Tantangan lainnya adalah perbedaan pandangan atau pola pikir masyarakat tentang fungsi gambut itu sendiri.
Masyithah
POJOK GAMBUT | Perawakannya mungil, berkulit putih bersih, namun perempuan muda itu tak segan turun ke rawa-rawa hingga sungai, terbakar teriknya matahari untuk menghilangkan rasa penasarannya mengenai segala seluk beluk dan potensi tanah gambut.
Masyithah baru genap berusia 26 tahun. Gadis itu memutuskan bergabung dengan Jaringan Masyarakat Gambut Aceh (JMGA) sejak 2019 silam. Tujuannya mulia, untuk melindungi dan mendukung pengembangan potensi gambut, terutama di Aceh.
Menurutnya, kerusakan ekosistem gambut saat ini cukup memprihatinkan.
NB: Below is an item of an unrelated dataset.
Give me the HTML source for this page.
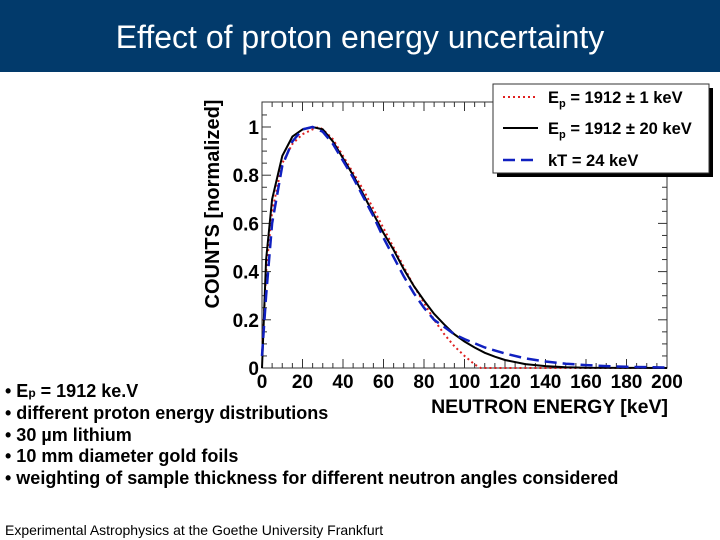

Aceh memiliki kawasan gambut yang cukup luas, namun berbagai permasalahan lahan gambut masih kerap muncul. Antara lain, masih ada masyarakat yang tidak teredukasi mengenai potensi dan bagaimana merawat lahan gambut dengan baik, menanam tanaman yang sesuai di lahan gambut dan persoalan lainnya seperti pengrusakan hingga kasus kebakaran lahan gambut.
“Kondisi dan keadaan tersebut menjadi alasan kuat bagi saya ingin berjuang untuk gambut,” ujar perempuan kelahiran 30 Juli 1995 itu.
Menurutnya wilayah gambut Aceh yang tergolong luas memiliki potensi besar untuk keberlangsungan kehidupan masyarakat. lahan gambut Aceh terbentang mulai dari pantai Barat Selatan Aceh yang meliputi Aceh Jaya, Aceh Barat, Nagan Raya, Aceh Barat Daya, Aceh Selatan, Aceh Singkil dan Kota Subulussalam.
“Tinggal bagaimana kepedulian dan tanggungjawab kita, untuk menjaga serta mengelolanya agar terus terjaga,” ucap wanita yang akrab disapa Masyi itu.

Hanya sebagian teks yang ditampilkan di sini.